The ladies talk about how painful a friendship pause / breakup can be, and while I am known for my bubbly and effervescent content, I had to secretly be sad. Really really sad.
It’s not all doom and gloom. I am connecting with new amazing human beings on a deeper level, but I am someone who has major trust issues, and so the idea of making new friends at almost 40 years old feels like I have to pack decades of secrets and shared memories up from one home and bring it to another, hoping that isn’t too intimidating for the next. It’s just a lot and I have felt very alone because of friends that have faded away or stopped trying.
I am sure they all had their own issues and hurdles, but I like to think I’m the friend you can always call. They just stopped calling.
Okay so money and friend problems at the same time? Yeah, that is and has been a lot.
Let’s talk about Pride 2023. I’ve shared some thoughts this year but I don’t know how else to say that getting death threats during Pride month has been quite traumatic. A busy time of year for Queer creators, we faced a FUCK ton of performative marketing, blatant bad choices of brands and PR firms hiring straight people, promises to Beyonce concert tickets only to be ghosted, and just a lot of fucking shit as a community. In ten years I have NEVER seen this much hate and I’m angry. I’m angry and I don’t ever want to see another Pride month like the one we just lived. I made a lot of money, but I had to smile through people wishing me dead, brands telling me to tone it down, and being scared of being attacked physically. That is simply not okay.
And to add the cherry on top of all of this? I am really struggling to feel confident these days in my own skin. While it’s no one’s business to discuss the body of anyone else, mine has changed in both good and bad ways and I still struggle with loving it the way I should. Confidence comes from the inside, but the outside can really take it’s toll when friends, family, and your spouse comment on how much weight you’ve put on. To be in front of my own camera, let alone a TV camera, has my anxiety around the whole topic at an all time high. If I could, I would probably get plastic surgery at this point in my life and whatever that makes you feel is fair, but it’s where I’m at.

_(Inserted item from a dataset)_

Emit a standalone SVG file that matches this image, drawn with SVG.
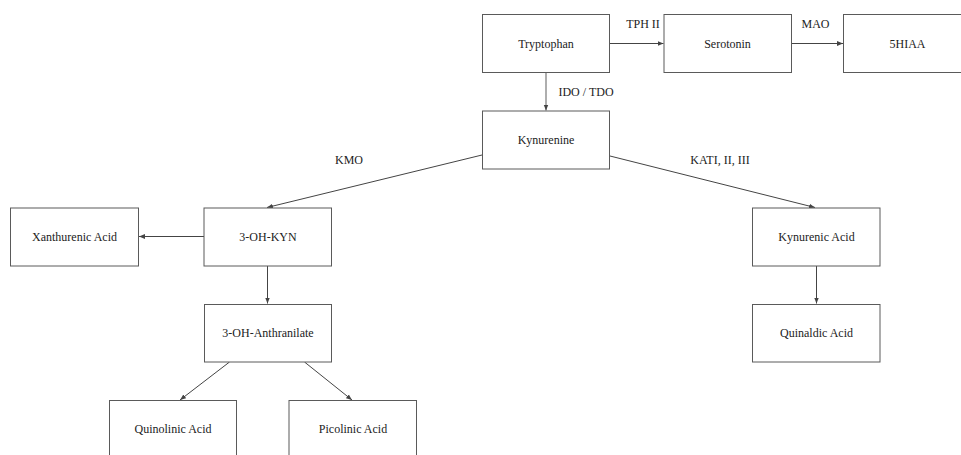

I am going to try and be more patient with myself and my physical self, and I will continue to share that openly with you because I know someone out there reading this will resound with what I am feeling and maybe not feel so alone.
This is what the blog was always meant to be. A moment of connection between me the person reading these words.
So am I happy today? Yes. I absolutely am.
But am I also struggling with all of this at the same time? Yes. Daily.
And that’s what I hope people remember when they see people on the internet doing beautiful things and sharing their passions. We are also all human and you have no idea the battles we are fighting behind closed doors.
Anyway, I have no idea how this post will be received. But I am glad I have been able to be honest with myself and with you all again in a way that feels very authentic.
Wishing you a moment of clarity and peace like writing this out has offered me.